|
|
|
|
|
by axegon_
804 days ago
|
|
Overall great idea though, I'll be definitely checking it back in the future. A few things that hit me out of the box: * The idea behind using Serper is great, however it would be cool if other search engines/data sources can be used instead, ie. Kagi or some private search engine/data. Reason for the latter: there are tons of people who are sourcing all sorts of information which will not immediately show up on google and some might never do.

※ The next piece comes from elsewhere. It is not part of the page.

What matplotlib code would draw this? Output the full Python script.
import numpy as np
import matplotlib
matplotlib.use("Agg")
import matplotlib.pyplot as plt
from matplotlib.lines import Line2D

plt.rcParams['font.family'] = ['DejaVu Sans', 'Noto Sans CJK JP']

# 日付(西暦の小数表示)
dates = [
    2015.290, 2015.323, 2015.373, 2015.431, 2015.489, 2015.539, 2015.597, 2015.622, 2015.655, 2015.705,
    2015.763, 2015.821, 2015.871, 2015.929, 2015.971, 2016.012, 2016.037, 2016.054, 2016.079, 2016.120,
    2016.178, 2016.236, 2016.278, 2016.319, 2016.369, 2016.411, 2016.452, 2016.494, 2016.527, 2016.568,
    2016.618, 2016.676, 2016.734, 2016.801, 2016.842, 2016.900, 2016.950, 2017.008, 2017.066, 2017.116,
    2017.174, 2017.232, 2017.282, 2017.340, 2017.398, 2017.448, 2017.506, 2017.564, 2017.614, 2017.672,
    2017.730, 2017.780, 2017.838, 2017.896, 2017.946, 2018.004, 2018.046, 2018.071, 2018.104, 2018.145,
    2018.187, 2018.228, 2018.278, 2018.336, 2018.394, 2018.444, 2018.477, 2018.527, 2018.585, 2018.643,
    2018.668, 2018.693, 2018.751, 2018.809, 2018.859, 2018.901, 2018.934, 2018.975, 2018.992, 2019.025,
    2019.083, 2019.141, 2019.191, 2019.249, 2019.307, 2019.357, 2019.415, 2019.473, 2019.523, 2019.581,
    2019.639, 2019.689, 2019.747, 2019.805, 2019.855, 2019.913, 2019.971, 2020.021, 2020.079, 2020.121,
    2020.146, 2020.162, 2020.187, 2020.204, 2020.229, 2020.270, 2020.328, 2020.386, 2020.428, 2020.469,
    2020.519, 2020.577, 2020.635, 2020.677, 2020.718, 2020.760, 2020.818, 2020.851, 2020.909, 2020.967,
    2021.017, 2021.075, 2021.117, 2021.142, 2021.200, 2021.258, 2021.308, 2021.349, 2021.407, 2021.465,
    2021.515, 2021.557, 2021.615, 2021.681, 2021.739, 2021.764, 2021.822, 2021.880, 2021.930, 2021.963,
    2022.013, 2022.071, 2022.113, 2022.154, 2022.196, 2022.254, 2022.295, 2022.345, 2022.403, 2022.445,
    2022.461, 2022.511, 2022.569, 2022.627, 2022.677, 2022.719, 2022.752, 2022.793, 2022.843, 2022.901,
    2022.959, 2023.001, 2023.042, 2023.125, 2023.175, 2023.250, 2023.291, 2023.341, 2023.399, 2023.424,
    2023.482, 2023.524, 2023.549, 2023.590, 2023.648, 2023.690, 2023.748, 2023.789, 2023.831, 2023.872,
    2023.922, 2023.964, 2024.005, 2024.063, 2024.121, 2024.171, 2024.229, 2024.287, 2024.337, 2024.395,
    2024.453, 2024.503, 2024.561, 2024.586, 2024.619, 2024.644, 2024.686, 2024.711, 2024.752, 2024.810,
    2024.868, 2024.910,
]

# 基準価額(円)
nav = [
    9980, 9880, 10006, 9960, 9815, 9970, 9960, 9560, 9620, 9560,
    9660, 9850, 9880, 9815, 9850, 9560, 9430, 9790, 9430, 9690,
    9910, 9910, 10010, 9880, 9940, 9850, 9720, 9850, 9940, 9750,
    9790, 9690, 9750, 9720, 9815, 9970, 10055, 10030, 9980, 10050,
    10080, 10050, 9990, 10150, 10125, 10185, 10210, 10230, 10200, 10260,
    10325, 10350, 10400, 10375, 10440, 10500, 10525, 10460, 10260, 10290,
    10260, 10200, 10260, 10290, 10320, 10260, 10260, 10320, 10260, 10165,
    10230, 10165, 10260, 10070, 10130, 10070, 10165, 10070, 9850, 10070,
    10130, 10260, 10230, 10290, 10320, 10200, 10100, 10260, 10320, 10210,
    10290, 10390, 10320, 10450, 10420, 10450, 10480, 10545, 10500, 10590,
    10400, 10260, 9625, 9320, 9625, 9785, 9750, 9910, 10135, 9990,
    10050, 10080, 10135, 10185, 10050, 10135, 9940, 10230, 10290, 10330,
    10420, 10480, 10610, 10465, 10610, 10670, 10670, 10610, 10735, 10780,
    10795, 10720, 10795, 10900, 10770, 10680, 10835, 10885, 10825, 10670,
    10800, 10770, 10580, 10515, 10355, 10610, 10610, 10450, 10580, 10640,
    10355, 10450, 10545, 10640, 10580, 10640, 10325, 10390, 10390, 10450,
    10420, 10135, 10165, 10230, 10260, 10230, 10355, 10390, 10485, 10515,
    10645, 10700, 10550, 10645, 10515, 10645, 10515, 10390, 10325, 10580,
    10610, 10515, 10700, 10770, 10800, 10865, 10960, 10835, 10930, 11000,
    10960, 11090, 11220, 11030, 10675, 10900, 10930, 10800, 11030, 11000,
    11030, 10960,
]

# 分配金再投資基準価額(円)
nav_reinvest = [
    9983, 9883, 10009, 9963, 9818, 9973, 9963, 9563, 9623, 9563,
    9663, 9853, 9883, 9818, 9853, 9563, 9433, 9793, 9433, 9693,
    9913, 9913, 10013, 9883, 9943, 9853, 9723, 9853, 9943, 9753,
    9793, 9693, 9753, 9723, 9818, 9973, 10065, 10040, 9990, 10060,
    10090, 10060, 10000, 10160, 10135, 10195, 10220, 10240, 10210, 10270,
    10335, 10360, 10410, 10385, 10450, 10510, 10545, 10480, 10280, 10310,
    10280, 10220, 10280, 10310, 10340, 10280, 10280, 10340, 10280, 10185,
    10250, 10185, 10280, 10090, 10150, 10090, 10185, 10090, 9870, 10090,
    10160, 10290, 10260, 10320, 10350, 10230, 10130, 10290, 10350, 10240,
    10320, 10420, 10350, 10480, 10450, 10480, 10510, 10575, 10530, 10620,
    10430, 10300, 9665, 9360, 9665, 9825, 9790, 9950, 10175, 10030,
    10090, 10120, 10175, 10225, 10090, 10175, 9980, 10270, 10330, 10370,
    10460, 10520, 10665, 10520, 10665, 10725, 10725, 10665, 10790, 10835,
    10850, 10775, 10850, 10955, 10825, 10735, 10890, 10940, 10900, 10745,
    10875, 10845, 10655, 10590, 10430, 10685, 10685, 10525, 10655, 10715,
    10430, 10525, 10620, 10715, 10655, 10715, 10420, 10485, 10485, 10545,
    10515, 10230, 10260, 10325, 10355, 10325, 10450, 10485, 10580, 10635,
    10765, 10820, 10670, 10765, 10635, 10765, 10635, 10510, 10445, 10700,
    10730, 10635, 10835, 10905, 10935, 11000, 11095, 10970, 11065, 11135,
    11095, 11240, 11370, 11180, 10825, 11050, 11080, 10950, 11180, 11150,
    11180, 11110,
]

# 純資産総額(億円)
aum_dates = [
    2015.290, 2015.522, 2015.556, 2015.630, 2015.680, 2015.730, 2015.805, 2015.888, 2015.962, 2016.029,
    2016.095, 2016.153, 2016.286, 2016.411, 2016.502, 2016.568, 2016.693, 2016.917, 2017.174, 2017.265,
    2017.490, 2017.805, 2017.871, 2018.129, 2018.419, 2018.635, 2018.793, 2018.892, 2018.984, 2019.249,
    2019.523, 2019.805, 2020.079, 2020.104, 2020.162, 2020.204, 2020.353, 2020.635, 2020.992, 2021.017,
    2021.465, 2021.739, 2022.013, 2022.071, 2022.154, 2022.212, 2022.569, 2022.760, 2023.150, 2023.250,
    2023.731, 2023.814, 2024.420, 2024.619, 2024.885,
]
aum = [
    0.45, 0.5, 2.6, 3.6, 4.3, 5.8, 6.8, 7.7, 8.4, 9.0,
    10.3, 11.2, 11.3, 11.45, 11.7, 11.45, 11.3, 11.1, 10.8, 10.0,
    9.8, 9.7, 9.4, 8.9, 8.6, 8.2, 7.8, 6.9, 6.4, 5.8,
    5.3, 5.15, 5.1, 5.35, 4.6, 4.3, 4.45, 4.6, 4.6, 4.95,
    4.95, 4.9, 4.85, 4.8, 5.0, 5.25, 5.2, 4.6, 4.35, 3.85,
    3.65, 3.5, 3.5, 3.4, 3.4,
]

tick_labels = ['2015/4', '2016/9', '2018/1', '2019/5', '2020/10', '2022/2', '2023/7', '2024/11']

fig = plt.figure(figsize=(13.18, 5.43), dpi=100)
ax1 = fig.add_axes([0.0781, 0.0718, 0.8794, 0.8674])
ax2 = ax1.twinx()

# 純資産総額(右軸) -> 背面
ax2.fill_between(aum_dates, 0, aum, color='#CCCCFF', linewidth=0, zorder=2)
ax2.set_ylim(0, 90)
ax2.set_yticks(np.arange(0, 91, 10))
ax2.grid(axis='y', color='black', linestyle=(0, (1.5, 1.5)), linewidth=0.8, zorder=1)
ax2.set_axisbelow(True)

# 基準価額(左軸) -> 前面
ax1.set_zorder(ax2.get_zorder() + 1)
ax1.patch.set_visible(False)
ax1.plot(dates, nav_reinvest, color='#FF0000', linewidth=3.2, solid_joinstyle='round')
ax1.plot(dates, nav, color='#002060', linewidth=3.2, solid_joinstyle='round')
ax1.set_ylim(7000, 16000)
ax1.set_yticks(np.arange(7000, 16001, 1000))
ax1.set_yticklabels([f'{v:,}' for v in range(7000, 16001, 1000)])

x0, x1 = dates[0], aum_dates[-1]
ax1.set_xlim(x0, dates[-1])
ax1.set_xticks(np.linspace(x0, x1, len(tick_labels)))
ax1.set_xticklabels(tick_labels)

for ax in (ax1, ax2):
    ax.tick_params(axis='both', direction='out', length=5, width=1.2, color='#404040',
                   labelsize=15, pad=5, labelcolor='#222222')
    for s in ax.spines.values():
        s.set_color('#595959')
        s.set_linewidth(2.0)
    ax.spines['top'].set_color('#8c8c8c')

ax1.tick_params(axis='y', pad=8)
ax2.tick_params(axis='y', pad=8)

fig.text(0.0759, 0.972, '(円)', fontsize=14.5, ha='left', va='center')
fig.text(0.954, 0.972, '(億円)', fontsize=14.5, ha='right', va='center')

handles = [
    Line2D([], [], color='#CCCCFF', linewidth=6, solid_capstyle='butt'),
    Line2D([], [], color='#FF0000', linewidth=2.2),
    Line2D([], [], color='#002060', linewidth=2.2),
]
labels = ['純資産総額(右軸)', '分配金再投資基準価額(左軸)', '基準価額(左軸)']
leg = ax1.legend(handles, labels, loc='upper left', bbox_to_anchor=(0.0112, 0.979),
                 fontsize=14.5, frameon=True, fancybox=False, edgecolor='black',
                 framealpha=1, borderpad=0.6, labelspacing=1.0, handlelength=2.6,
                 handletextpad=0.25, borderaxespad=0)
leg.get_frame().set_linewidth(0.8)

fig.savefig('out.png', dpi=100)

For context: I have roughly 60GB (and growing) of cleaned news article with where I got them from and with a good amount of pre-processing done on the fly(I collect those all the time). * Relying heavily on OpenAI. Yes, OpenAI is great but there's always the thing at the back of our minds that is "where are all those queries going and do we trust that shit won't hit the fan some day". It would be nice to have the ability to use a local LLM, given how many and how good there are around. * The installation can be improved massively: setuptools + entry_points + console_scripts to avoid all the hassle behind having to manage dependencies, where your scripts are located and all that. The cp factcheck/config/secret_dict.template factcheck/config/secret_dict.py is a bit.... Uuuugh... pydantic[dotenv] + .env? That would also make the containerizing the application so much easier. |
|
Regarding the first version, we are currently working on enabling customized evidence retrieval, including local files. Our plan is to integrate existing tools like LlamaIndex. Any suggestion is greatly appreciated!
Regarding the second point, we have found OpenAI's JSON mode to be greatly helpful, and have optimized our prompts to fully utilize these advances. However, we agree that it would be beneficial to enable the use of other models. As promised, we will add this feature soon.
Lastly, we appreciate your suggestion and will work on improving the installation process for the next version.